Conical defects and holography in topological AdS gravity

TL;DR

This paper explores the role of codimension-even conical defects in topological AdS gravity, establishing a holographic duality with brane solutions and analyzing their contributions to the Lovelock scalar and Weyl anomaly.

Contribution

It introduces a novel holographic duality between defect partition functions and brane on-shell actions in Lovelock-Chern-Simons gravity, with explicit calculations and geometric insights.

Findings

Defects contribute delta functions to the Lovelock scalar.

Holographic duality matches defect partition functions with brane actions.

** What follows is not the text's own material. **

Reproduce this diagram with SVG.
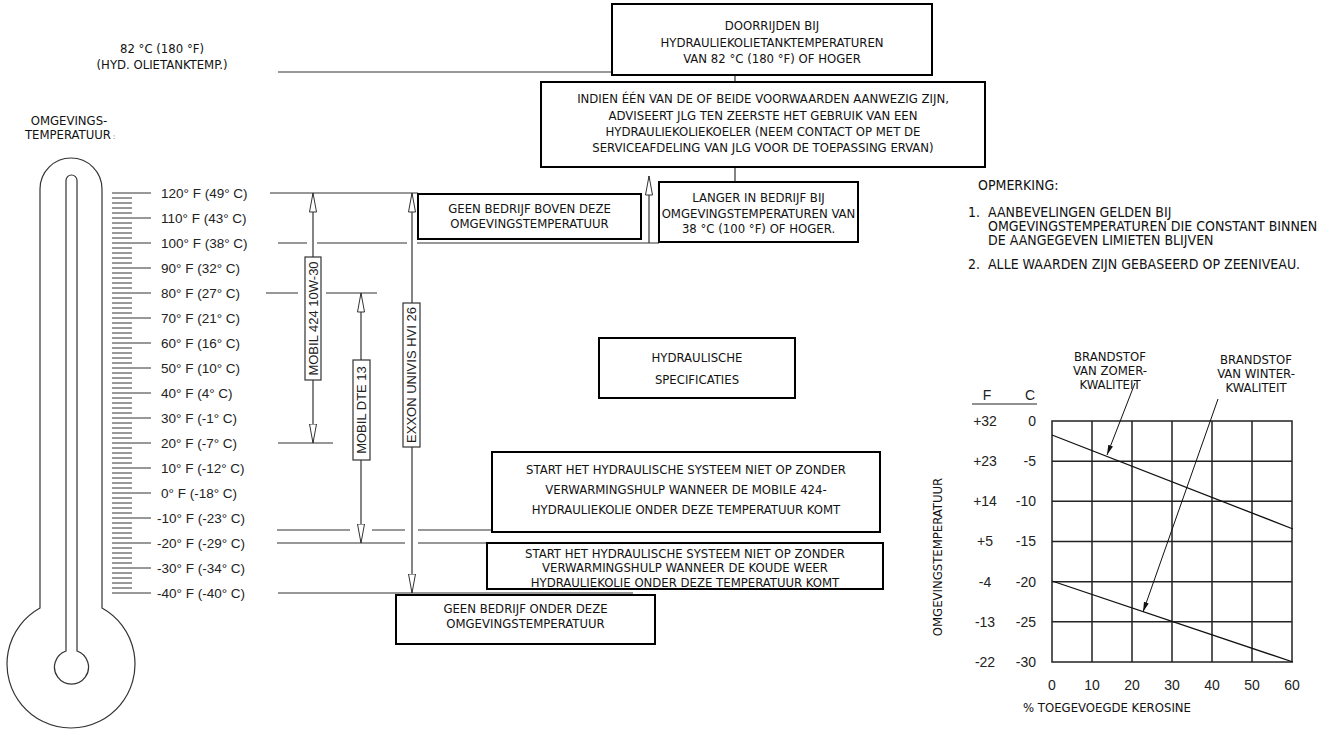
<svg xmlns="http://www.w3.org/2000/svg" width="1323" height="732" viewBox="0 0 1323 732">
<style>
.ln{stroke:#333;stroke-width:1.2;fill:none}
.box{fill:#fff;stroke:#000;stroke-width:2}
.lbl{fill:#fff;stroke:#333;stroke-width:1.2}
.t{font-family:"DejaVu Sans Condensed","DejaVu Sans",sans-serif;font-stretch:condensed;font-size:13px;fill:#111;text-anchor:middle}
.tl{font-family:"DejaVu Sans Condensed","DejaVu Sans",sans-serif;font-stretch:condensed;font-size:14px;fill:#111}
.s{font-family:"Liberation Sans",Arial,sans-serif;font-size:13.5px;fill:#222}
.sm{font-family:"Liberation Sans",Arial,sans-serif;font-size:13px;fill:#222;text-anchor:middle}
.cn{font-family:"Liberation Sans",Arial,sans-serif;font-size:14px;fill:#222;text-anchor:middle}
.ce{font-family:"Liberation Sans",Arial,sans-serif;font-size:14px;fill:#222;text-anchor:end}
.grid{stroke:#222;stroke-width:1.5;fill:none}
.arr{marker-start:url(#oa);marker-end:url(#oa)}
</style>
<defs>
<marker id="oa" markerUnits="userSpaceOnUse" viewBox="0 0 20 8" refX="19.5" refY="4" markerWidth="20" markerHeight="8" orient="auto-start-reverse">
<path d="M0.5 0.5L19.5 4L0.5 7.5Z" fill="#fff" stroke="#333" stroke-width="1"/>
</marker>
<marker id="fa" markerUnits="userSpaceOnUse" viewBox="0 0 10 6" refX="10" refY="3" markerWidth="10" markerHeight="6" orient="auto">
<path d="M0 0.5L10 3L0 5.5Z" fill="#111"/>
</marker>
</defs>
<rect width="1323" height="732" fill="#fff"/>

<g id="thermometer">
<path class="ln" d="M40 608L40 189A31 31 0 0 1 102 189L102 608A64 64 0 1 1 40 608Z"/>
<path class="ln" d="M66 651L66 180.5A5.5 5.5 0 0 1 77 180.5L77 651A17 17 0 1 1 66 651Z"/>
<path stroke="#333" stroke-width="1" fill="none" d="M112 193H151M112 218H151M112 243H151M112 268H151M112 293H151M112 318H151M112 343H151M112 368H151M112 393H151M112 418H151M112 443H151M112 468H151M112 493H151M112 518H151M112 543H151M112 568H151M112 593H151"/>
<path stroke="#333" stroke-width="1" fill="none" d="M112 198H132M112 203H132M112 208H132M112 213H132M112 223H132M112 228H132M112 233H132M112 238H132M112 248H132M112 253H132M112 258H132M112 263H132M112 273H132M112 278H132M112 283H132M112 288H132M112 298H132M112 303H132M112 308H132M112 313H132M112 323H132M112 328H132M112 333H132M112 338H132M112 348H132M112 353H132M112 358H132M112 363H132M112 373H132M112 378H132M112 383H132M112 388H132M112 398H132M112 403H132M112 408H132M112 413H132M112 423H132M112 428H132M112 433H132M112 438H132M112 448H132M112 453H132M112 458H132M112 463H132M112 473H132M112 478H132M112 483H132M112 488H132M112 498H132M112 503H132M112 508H132M112 513H132M112 523H132M112 528H132M112 533H132M112 538H132M112 548H132M112 553H132M112 558H132M112 563H132M112 573H132M112 578H132M112 583H132M112 588H132"/>
<text class="s" x="161" y="198">120° F (49° C)</text>
<text class="s" x="161" y="223">110° F (43° C)</text>
<text class="s" x="161" y="248">100° F (38° C)</text>
<text class="s" x="161" y="273">90° F (32° C)</text>
<text class="s" x="161" y="298">80° F (27° C)</text>
<text class="s" x="161" y="323">70° F (21° C)</text>
<text class="s" x="161" y="348">60° F (16° C)</text>
<text class="s" x="161" y="373">50° F (10° C)</text>
<text class="s" x="161" y="398">40° F (4° C)</text>
<text class="s" x="161" y="423">30° F (-1° C)</text>
<text class="s" x="161" y="448">20° F (-7° C)</text>
<text class="s" x="161" y="473">10° F (-12° C)</text>
<text class="s" x="161" y="498">0° F (-18° C)</text>
<text class="s" x="157" y="523">-10° F (-23° C)</text>
<text class="s" x="157" y="548">-20° F (-29° C)</text>
<text class="s" x="157" y="573">-30° F (-34° C)</text>
<text class="s" x="157" y="598">-40° F (-40° C)</text>
</g>

<g id="title-ambient">
<text class="t" x="69" y="125" font-size="13.5">OMGEVINGS-</text>
<text class="t" x="70" y="139" font-size="13.5">TEMPERATUUR<tspan font-size="7"> :</tspan></text>
</g>
<g id="title-tank">
<text class="t" x="162" y="53" font-size="13">82 °C (180 °F)</text>
<text class="t" x="162" y="69" font-size="13.5">(HYD. OLIETANKTEMP.)</text>
</g>

<g id="connectors">
<path class="ln" d="M278 72H612M735 75V82M735 167V182"/>
<path class="ln" d="M270 193H418"/>
<path class="ln" d="M278 243H307M317 243H407M417 243H659"/>
<path class="ln" d="M266 293H298M326 293H377"/>
<path class="ln" d="M278 443H333"/>
<path class="ln" d="M277 530H350M372 530H405M418 530H492"/>
<path class="ln" d="M277 543H405M418 543H487"/>
<path class="ln" d="M278 593H633"/>
<path class="ln arr" d="M313 193V443"/>
<path class="ln arr" d="M361 293V543"/>
<path class="ln arr" d="M412 193V593"/>
<path class="ln" marker-end="url(#oa)" d="M649 243V176"/>
</g>

<g id="label-mobil424">
<rect class="lbl" x="305" y="257" width="16" height="123"/>
<text class="sm" transform="translate(317.6 318.5) rotate(-90)">MOBIL 424 10W-30</text>
</g>
<g id="label-mobildte13">
<rect class="lbl" x="353" y="360" width="17" height="100"/>
<text class="sm" transform="translate(366 410) rotate(-90)">MOBIL DTE 13</text>
</g>
<g id="label-exxon">
<rect class="lbl" x="403" y="303" width="17" height="144"/>
<text class="sm" transform="translate(416 375) rotate(-90)">EXXON UNIVIS HVI 26</text>
</g>

<g id="box-doorrijden">
<rect class="box" x="612" y="4" width="320" height="71"/>
<text class="t" x="772" y="30">DOORRIJDEN BIJ</text>
<text class="t" x="772" y="47">HYDRAULIEKOLIETANKTEMPERATUREN</text>
<text class="t" x="772" y="63">VAN 82 °C (180 °F) OF HOGER</text>
</g>
<g id="box-indien">
<rect class="box" x="541" y="82" width="444" height="85"/>
<text class="t" x="763" y="103" font-size="12.5">INDIEN ÉÉN VAN DE OF BEIDE VOORWAARDEN AANWEZIG ZIJN,</text>
<text class="t" x="763" y="120" font-size="12.5">ADVISEERT JLG TEN ZEERSTE HET GEBRUIK VAN EEN</text>
<text class="t" x="763" y="136" font-size="12.5">HYDRAULIEKOLIEKOELER (NEEM CONTACT OP MET DE</text>
<text class="t" x="763" y="152" font-size="12.5">SERVICEAFDELING VAN JLG VOOR DE TOEPASSING ERVAN)</text>
</g>
<g id="box-geen-boven">
<rect class="box" x="418" y="194" width="223" height="45"/>
<text class="t" x="529.5" y="213">GEEN BEDRIJF BOVEN DEZE</text>
<text class="t" x="529.5" y="228">OMGEVINGSTEMPERATUUR</text>
</g>
<g id="box-langer">
<rect class="box" x="659" y="182" width="199" height="60"/>
<text class="t" x="758.5" y="202" font-size="12">LANGER IN BEDRIJF BIJ</text>
<text class="t" x="758.5" y="218" font-size="12">OMGEVINGSTEMPERATUREN VAN</text>
<text class="t" x="758.5" y="233" font-size="12">38 °C (100 °F) OF HOGER.</text>
</g>
<g id="box-hydraulische">
<rect class="box" x="599" y="338" width="196" height="60"/>
<text class="t" x="697" y="362" font-size="18">HYDRAULISCHE</text>
<text class="t" x="697" y="384" font-size="18">SPECIFICATIES</text>
</g>
<g id="box-start-mobile">
<rect class="box" x="492" y="452" width="388" height="80"/>
<text class="t" x="686" y="474">START HET HYDRAULISCHE SYSTEEM NIET OP ZONDER</text>
<text class="t" x="686" y="494">VERWARMINGSHULP WANNEER DE MOBILE 424-</text>
<text class="t" x="686" y="514">HYDRAULIEKOLIE ONDER DEZE TEMPERATUUR KOMT</text>
</g>
<g id="box-start-koude">
<rect class="box" x="487" y="543" width="396" height="46"/>
<text class="t" x="685" y="558">START HET HYDRAULISCHE SYSTEEM NIET OP ZONDER</text>
<text class="t" x="685" y="572">VERWARMINGSHULP WANNEER DE KOUDE WEER</text>
<text class="t" x="685" y="587">HYDRAULIEKOLIE ONDER DEZE TEMPERATUUR KOMT</text>
</g>
<g id="box-geen-onder">
<rect class="box" x="396" y="595" width="259" height="49"/>
<text class="t" x="525.5" y="613">GEEN BEDRIJF ONDER DEZE</text>
<text class="t" x="525.5" y="628">OMGEVINGSTEMPERATUUR</text>
</g>

<g id="note">
<text class="tl" x="978" y="190">OPMERKING:</text>
<text class="tl" x="968" y="217">1.</text>
<text class="tl" x="988" y="217">AANBEVELINGEN GELDEN BIJ</text>
<text class="tl" x="988" y="231">OMGEVINGSTEMPERATUREN DIE CONSTANT BINNEN</text>
<text class="tl" x="988" y="245">DE AANGEGEVEN LIMIETEN BLIJVEN</text>
<text class="tl" x="968" y="269">2.</text>
<text class="tl" x="988" y="269">ALLE WAARDEN ZIJN GEBASEERD OP ZEENIVEAU.</text>
</g>

<g id="chart">
<rect class="grid" x="1052" y="421" width="240" height="241"/>
<path class="grid" d="M1092 421V662M1132 421V662M1172 421V662M1212 421V662M1252 421V662M1052 461.2H1292M1052 501.3H1292M1052 541.5H1292M1052 581.7H1292M1052 621.8H1292"/>
<path stroke="#111" stroke-width="1.3" fill="none" d="M1052 435L1293 529M1052 581L1293 662"/>
<text class="cn" x="987" y="400">F</text>
<text class="cn" x="1030" y="400">C</text>
<path stroke="#222" stroke-width="1" d="M972 404H1037"/>
<text class="cn" x="985" y="426">+32</text>
<text class="cn" x="985" y="466">+23</text>
<text class="cn" x="985" y="506">+14</text>
<text class="cn" x="985" y="546">+5</text>
<text class="cn" x="985" y="587">-4</text>
<text class="cn" x="985" y="627">-13</text>
<text class="cn" x="985" y="667">-22</text>
<text class="ce" x="1036" y="426">0</text>
<text class="ce" x="1036" y="466">-5</text>
<text class="ce" x="1036" y="506">-10</text>
<text class="ce" x="1036" y="546">-15</text>
<text class="ce" x="1036" y="587">-20</text>
<text class="ce" x="1036" y="627">-25</text>
<text class="ce" x="1036" y="667">-30</text>
<text class="cn" x="1052" y="690">0</text>
<text class="cn" x="1092" y="690">10</text>
<text class="cn" x="1132" y="690">20</text>
<text class="cn" x="1172" y="690">30</text>
<text class="cn" x="1212" y="690">40</text>
<text class="cn" x="1252" y="690">50</text>
<text class="cn" x="1292" y="690">60</text>
<text class="t" x="1107" y="712" font-size="13.3">% TOEGEVOEGDE KEROSINE</text>
<text class="t" transform="translate(942 557) rotate(-90)" font-size="13.5">OMGEVINGSTEMPERATUUR</text>
</g>
<g id="label-summer">
<text class="t" x="1110" y="361" font-size="14">BRANDSTOF</text>
<text class="t" x="1110" y="375" font-size="14">VAN ZOMER-</text>
<text class="t" x="1110" y="389" font-size="14">KWALITEIT</text>
<path stroke="#111" stroke-width="1" fill="none" marker-end="url(#fa)" d="M1135 383L1107 455"/>
</g>
<g id="label-winter">
<text class="t" x="1256" y="364" font-size="14">BRANDSTOF</text>
<text class="t" x="1256" y="378" font-size="14">VAN WINTER-</text>
<text class="t" x="1256" y="392" font-size="14">KWALITEIT</text>
<path stroke="#111" stroke-width="1" fill="none" marker-end="url(#fa)" d="M1218 399L1143 612"/>
</g>
</svg>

Geometry reduces to a foliation of Euclidean AdS space for zero tension.

Abstract

We study codimension-even conical defects that contain a deficit solid angle around each point along the defect. We show that they lead to a delta function contribution to the Lovelock scalar and we compute the contribution by two methods. We then show that these codimension-even defects appear as Euclidean brane solutions in higher dimensional topological AdS gravity which is Lovelock-Chern-Simons gravity without torsion. The theory possesses a holographic Weyl anomaly that is purely of type-A and proportional to the Lovelock scalar. Using the formula for the defect contribution, we prove a holographic duality between codimension-even defect partition functions and codimension-even brane on-shell actions in Euclidean signature. More specifically, we find that the logarithmic divergences match, because the Lovelock-Chern-Simons action localizes on the brane exactly. We demonstrate the duality explicitly for a spherical defect on the boundary which extends as a codimension-even hyperbolic brane into the bulk. For vanishing brane tension, the geometry is a foliation of Euclidean AdS space that provides a one-parameter generalization of AdS-Rindler space.